Isla de la Luna, Lake Titicaca

Seagulls taking flight, Lake Titicaca

Our first stop was the Isla de la Luna, a very small island which has upon it some Inca remains known as the House of the Virgins.  Apparently, a bunch of virgins were brought to the island by an old woman who instructed them in the art of weaving the sacred cloth and also presumably the art of remaining a virgin.  Mind you, given that there weren’t any men on the island this matter might not have been as difficult as would first appear.

House of Virgins, Isla de la Luna

The ruins were quite atmospheric with incised double cross shaped entrances and in one place there were a series of niches where people to this day are putting offerings of money, flowers, fruit, cigarettes and coca leaves.

Offerings in the Shrine to Virgins

The next stop was the Isla del Sol which was a different matter.  It was pretty well rammed with people, locals and foreign tourists, but there were a number of nice hotels and restaurants and we sat on the terrace of one restaurant and had a sandwich and a beer.

The only means of transport on the island is donkeys and we watched them being led down the steep stony track to the beach, then loaded up and driven back up the track to wherever they were delivering. They’re long suffering little beasts, very shaggy but apparently uncomplaining and Alan spent a lot of time annoying the locals by taking photographs of them.
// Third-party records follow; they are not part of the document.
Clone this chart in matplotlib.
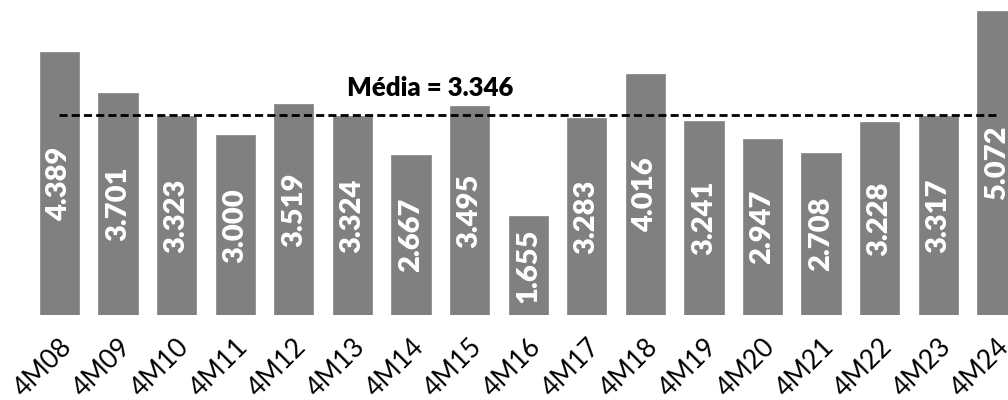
import numpy as np
import matplotlib.pyplot as plt

labels = ["4M08", "4M09", "4M10", "4M11", "4M12", "4M13", "4M14", "4M15", "4M16",
          "4M17", "4M18", "4M19", "4M20", "4M21", "4M22", "4M23", "4M24"]
values = [4.389, 3.701, 3.323, 3.000, 3.519, 3.324, 2.667, 3.495, 1.655,
          3.283, 4.016, 3.241, 2.947, 2.708, 3.228, 3.317, 5.072]
mean_value = 3.346

fig = plt.figure(figsize=(10.08, 4.0), dpi=100)
ax = fig.add_axes([0, 0.2125, 1, 0.7875])

x = np.arange(len(labels))
ax.bar(x, values, width=0.67, color="#808080", edgecolor="#8c8c8c", linewidth=0.6)

for xi, v in zip(x, values):
    ax.text(xi, v / 2, f"{v:.3f}", rotation=90, ha="center", va="center",
            color="white", fontsize=21, fontweight="heavy", family="Lato")

# mean line from first to last bar center
ax.plot([x[0], x[-1]], [mean_value, mean_value], color="black", lw=2,
        linestyle=(0, (2.9, 1.5)))
ax.text(6.32, mean_value + 0.45, f"Média = {mean_value:.3f}", ha="center", va="center",
        fontsize=18.5, fontweight="heavy", family="Lato", color="black")

ax.set_xlim(-1.015, 16.19)
ax.set_ylim(0, 5.26)
ax.set_xticks(x)
ax.set_xticklabels(labels, rotation=45, ha="right", rotation_mode="anchor",
                   fontsize=19, family="Lato", color="black")
ax.tick_params(axis="x", length=0, pad=14)
ax.set_yticks([])
for s in ax.spines.values():
    s.set_visible(False)

plt.savefig("out.png", dpi=100)
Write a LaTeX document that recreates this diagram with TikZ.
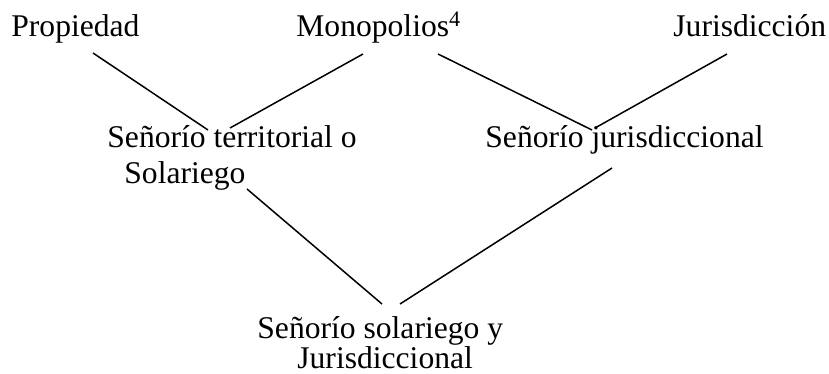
\documentclass[tikz,border=0pt]{standalone}
\usepackage{fontspec}
\setmainfont{Liberation Serif}
\begin{document}
\begin{tikzpicture}[x=0.5pt,y=-0.5pt,
  lbl/.style={inner sep=0pt,anchor=base west,font=\fontsize{15.8}{19}\selectfont},
  conn/.style={line width=0.75pt,black}]
\useasboundingbox (0,0) rectangle (829,374);
% texts
\node[lbl] (prop) at (11,37) {Propiedad};
\node[lbl] (mono) at (296,37) {Monopolios\textsuperscript{4}};
\node[lbl] (juri) at (673,37) {Jurisdicción};
\node[lbl] (terr1) at (107,148) {Señorío territorial o};
\node[lbl] (terr2) at (124,183) {Solariego};
\node[lbl] (jsd) at (485,148) {Señorío jurisdiccional};
\node[lbl] (sj1) at (257,338) {Señorío solariego y};
\node[lbl] (sj2) at (297,368) {Jurisdiccional};
% connector end points
\coordinate (pA) at (93,53);   \coordinate (pB) at (208,130);
\coordinate (mA) at (363,54);  \coordinate (mB) at (230,128);
\coordinate (mC) at (438,54);  \coordinate (mD) at (592,130);
\coordinate (jA) at (727,54);  \coordinate (jB) at (595,128);
\coordinate (sA) at (247,189); \coordinate (sB) at (382,304);
\coordinate (dA) at (612,168); \coordinate (dB) at (400,304);
\draw[conn] (pA) -- (pB);
\draw[conn] (mA) -- (mB);
\draw[conn] (mC) -- (mD);
\draw[conn] (jA) -- (jB);
\draw[conn] (sA) -- (sB);
\draw[conn] (dA) -- (dB);
\end{tikzpicture}
\end{document}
Sole means of transport, Isla del Sol

Pack animals, Isla del Sol

Campesina woman multi-tasking

Loading up the donkey

Campesina, Isla del Sol

Snacking on lake weed

After a pleasant couple of days, we left Copacabana and came back across the border into Peru, this time without any difficulty.  It was then a relatively short drive to the town of Puno where we spent our last night next to Lake Titicaca.  Alan also spent a happy couple of hours with his camera exploring the wetland next to our hotel.


Speckled Teal, Wetland at Puno

Large black pig, not impressed

Andean fox, Puno wetlands

Yesterday, Tuesday 15th April, we drove 300 kilometres back across the Altiplano and the Andes to Arequipa, Peru’s second largest city, and so our adventure continues.